━━ Information supplied

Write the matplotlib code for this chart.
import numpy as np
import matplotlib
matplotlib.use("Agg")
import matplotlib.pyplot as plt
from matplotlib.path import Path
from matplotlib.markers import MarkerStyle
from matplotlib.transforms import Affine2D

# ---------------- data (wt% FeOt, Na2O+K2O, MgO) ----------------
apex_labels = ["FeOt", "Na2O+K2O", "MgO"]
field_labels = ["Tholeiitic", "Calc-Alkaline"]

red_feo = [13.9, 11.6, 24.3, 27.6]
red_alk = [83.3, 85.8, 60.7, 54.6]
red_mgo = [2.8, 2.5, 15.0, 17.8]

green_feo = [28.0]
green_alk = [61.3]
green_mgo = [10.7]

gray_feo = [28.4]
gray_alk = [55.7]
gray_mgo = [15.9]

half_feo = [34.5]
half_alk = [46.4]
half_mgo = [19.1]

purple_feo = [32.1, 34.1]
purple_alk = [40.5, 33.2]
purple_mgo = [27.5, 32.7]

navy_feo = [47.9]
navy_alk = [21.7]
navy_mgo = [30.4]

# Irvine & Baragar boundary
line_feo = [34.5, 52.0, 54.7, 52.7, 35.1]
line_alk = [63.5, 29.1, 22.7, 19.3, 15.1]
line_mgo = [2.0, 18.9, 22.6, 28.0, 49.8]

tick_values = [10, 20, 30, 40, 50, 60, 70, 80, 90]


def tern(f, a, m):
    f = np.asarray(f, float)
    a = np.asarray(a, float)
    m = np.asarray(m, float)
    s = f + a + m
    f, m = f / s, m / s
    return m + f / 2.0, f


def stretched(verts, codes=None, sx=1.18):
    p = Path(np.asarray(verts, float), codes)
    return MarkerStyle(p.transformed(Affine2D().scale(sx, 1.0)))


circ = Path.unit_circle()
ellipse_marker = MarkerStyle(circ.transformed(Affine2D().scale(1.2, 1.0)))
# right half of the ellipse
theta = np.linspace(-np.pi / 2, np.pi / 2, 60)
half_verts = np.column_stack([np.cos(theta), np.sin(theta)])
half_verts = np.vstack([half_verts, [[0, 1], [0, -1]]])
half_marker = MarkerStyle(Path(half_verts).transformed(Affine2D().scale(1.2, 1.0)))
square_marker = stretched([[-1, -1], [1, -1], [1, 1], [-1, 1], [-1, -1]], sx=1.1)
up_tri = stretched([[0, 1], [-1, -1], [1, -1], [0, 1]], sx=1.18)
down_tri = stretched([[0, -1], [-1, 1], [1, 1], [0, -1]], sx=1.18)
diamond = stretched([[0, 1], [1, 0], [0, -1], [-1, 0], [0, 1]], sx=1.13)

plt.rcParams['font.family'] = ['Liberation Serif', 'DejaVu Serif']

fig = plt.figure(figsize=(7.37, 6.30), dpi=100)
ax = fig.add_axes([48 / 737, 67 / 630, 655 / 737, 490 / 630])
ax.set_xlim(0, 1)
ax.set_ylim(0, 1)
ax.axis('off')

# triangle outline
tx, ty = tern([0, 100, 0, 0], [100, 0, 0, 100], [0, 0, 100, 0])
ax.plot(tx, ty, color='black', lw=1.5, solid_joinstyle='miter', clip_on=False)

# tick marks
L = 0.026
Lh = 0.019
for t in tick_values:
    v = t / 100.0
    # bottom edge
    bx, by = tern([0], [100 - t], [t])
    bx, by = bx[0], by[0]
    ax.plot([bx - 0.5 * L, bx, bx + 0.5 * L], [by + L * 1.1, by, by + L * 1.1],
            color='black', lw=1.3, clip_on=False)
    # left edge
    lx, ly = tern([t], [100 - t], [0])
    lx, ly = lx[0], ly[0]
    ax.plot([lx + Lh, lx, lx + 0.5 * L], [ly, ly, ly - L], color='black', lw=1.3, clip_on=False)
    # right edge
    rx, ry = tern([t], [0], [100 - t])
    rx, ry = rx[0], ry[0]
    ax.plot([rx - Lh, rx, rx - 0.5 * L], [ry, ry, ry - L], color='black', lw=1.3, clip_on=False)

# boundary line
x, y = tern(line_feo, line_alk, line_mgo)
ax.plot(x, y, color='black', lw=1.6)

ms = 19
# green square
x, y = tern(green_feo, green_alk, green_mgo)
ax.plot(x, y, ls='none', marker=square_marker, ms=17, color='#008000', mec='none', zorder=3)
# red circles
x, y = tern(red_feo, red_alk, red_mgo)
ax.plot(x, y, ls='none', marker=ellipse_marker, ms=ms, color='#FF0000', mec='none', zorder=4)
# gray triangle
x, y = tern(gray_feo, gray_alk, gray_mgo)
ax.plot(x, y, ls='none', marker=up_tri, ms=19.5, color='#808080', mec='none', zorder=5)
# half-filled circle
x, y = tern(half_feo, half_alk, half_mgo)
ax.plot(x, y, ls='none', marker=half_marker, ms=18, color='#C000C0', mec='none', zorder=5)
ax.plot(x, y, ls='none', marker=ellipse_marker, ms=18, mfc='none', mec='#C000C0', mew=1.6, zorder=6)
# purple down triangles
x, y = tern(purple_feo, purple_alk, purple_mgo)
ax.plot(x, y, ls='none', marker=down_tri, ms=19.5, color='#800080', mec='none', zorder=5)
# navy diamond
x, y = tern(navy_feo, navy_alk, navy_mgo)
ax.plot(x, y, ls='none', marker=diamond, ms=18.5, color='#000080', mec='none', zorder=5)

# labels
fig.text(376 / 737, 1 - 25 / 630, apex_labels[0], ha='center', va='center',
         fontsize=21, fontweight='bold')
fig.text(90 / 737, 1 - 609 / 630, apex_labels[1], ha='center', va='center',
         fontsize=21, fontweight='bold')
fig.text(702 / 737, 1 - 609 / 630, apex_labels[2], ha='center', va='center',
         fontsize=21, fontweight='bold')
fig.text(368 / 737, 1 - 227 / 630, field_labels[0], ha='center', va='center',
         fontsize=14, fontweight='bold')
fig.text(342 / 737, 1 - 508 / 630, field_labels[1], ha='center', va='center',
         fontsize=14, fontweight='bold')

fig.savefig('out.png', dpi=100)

━━━━
━━ Information supplied

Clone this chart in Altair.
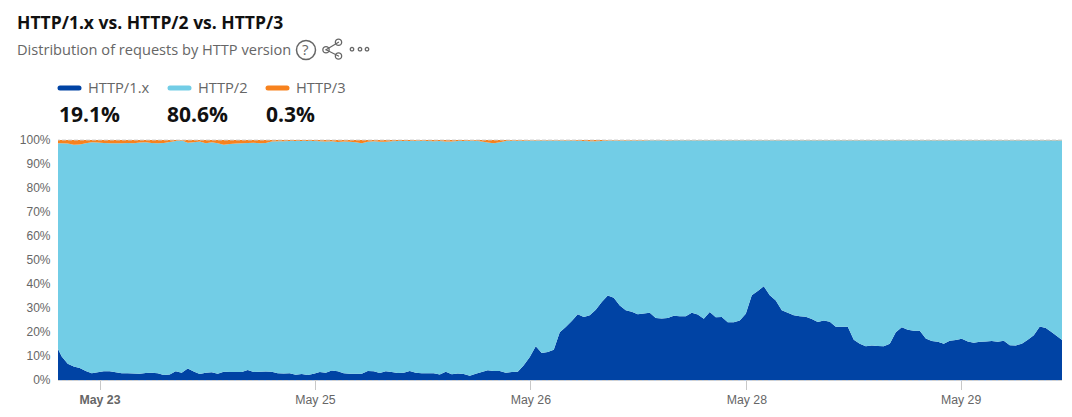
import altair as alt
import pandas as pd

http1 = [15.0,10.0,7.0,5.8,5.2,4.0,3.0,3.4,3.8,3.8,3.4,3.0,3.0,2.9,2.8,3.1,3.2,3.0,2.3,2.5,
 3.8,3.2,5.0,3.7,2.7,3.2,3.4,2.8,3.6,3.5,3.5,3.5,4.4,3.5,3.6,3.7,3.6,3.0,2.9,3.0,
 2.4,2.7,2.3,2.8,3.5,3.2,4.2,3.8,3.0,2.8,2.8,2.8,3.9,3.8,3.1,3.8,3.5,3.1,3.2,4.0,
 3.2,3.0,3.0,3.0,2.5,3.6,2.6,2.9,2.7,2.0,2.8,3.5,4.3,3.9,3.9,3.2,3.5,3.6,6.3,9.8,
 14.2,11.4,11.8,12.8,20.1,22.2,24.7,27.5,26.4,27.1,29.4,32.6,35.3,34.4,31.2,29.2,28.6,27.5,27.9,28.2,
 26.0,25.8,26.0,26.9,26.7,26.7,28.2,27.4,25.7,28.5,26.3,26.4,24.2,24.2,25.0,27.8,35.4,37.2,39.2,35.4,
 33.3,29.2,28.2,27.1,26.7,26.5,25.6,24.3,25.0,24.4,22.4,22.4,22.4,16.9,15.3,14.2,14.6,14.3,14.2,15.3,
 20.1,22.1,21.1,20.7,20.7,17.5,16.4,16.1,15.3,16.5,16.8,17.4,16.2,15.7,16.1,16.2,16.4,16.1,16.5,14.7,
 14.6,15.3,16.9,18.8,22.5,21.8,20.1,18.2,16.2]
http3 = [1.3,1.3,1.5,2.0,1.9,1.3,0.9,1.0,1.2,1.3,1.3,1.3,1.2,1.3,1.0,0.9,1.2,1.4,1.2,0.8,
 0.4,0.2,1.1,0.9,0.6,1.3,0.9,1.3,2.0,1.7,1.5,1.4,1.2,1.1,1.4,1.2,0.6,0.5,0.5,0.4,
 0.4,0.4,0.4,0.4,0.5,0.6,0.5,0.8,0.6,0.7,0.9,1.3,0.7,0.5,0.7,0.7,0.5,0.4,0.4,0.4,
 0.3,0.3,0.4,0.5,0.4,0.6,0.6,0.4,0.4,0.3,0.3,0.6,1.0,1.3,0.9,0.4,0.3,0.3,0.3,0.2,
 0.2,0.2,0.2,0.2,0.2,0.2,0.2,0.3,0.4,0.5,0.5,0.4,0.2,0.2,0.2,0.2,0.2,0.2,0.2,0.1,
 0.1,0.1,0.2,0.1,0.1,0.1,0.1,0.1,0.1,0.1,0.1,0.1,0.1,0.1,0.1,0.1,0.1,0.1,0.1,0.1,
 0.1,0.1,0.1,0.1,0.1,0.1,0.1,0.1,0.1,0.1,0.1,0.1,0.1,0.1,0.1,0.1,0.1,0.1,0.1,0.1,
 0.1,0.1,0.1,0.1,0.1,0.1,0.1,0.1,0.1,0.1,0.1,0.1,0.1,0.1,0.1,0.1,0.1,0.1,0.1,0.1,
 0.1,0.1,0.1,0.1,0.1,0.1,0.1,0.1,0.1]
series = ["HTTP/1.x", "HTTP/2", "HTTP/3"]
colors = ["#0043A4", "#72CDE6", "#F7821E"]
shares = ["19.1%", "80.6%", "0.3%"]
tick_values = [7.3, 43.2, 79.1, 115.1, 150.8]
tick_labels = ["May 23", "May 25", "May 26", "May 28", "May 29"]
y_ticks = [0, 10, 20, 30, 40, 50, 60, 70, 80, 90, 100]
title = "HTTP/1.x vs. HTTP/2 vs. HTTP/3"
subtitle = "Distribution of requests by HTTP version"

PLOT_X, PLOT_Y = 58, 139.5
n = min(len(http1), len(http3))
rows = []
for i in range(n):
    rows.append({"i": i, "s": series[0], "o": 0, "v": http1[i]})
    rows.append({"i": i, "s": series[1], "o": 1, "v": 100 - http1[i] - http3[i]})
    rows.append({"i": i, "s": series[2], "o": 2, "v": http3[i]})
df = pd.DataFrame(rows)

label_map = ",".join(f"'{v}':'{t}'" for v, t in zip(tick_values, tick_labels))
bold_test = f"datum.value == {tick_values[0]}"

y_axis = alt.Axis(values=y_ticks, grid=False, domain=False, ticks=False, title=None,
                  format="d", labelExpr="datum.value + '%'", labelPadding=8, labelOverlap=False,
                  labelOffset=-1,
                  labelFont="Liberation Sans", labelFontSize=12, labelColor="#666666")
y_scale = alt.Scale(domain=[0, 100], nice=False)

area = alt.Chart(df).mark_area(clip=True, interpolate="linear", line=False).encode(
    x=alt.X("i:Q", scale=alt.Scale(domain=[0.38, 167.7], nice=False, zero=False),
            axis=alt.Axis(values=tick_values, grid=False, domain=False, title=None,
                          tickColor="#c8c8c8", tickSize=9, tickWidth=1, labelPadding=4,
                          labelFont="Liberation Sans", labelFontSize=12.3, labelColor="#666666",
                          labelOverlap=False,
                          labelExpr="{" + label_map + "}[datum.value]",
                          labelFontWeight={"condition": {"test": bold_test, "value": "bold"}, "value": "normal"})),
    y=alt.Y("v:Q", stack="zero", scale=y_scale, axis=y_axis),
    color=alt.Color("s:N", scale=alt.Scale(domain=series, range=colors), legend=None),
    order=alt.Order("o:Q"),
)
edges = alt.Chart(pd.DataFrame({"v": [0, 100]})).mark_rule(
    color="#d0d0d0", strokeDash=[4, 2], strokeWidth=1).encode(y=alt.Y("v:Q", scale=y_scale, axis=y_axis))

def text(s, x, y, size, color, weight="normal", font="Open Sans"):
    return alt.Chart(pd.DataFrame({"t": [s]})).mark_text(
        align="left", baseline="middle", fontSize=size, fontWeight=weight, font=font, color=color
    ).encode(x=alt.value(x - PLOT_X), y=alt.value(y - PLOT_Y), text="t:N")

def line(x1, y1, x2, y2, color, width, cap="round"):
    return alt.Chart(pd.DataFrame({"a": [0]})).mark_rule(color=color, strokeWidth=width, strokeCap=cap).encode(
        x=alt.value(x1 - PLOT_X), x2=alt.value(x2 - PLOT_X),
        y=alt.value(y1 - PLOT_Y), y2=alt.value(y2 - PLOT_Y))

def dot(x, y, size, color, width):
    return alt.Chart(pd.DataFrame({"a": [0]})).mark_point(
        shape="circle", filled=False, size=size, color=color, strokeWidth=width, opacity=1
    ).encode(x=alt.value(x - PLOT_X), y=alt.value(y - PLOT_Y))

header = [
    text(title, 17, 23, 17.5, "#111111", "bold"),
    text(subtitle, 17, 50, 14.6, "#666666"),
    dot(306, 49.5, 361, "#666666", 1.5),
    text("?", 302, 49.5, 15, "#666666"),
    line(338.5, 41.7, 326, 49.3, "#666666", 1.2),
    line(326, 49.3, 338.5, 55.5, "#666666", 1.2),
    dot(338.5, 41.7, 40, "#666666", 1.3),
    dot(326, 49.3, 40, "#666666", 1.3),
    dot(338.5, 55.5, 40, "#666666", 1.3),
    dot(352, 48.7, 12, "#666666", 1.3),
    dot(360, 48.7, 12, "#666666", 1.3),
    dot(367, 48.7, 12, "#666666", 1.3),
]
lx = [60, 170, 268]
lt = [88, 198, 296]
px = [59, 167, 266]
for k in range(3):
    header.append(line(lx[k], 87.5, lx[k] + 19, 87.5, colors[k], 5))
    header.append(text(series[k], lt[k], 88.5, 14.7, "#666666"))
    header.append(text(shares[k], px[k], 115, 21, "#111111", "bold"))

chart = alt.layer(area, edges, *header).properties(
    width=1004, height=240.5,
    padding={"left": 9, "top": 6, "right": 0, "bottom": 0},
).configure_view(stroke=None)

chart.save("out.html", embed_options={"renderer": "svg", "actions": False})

━━━━
━━ Information supplied

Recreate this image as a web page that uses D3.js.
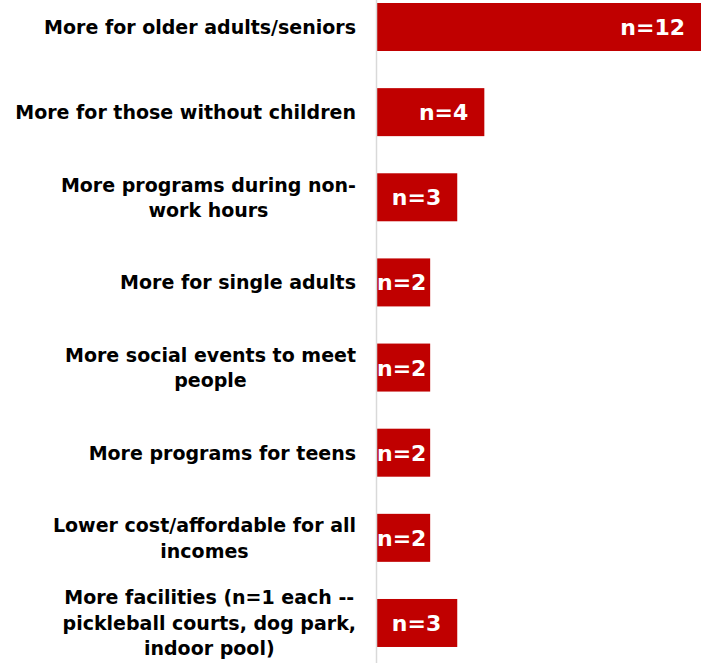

━━━━

What you should do: Tell how many lines of the data include the word "matplotlib", and nothing else.

Correct output: 7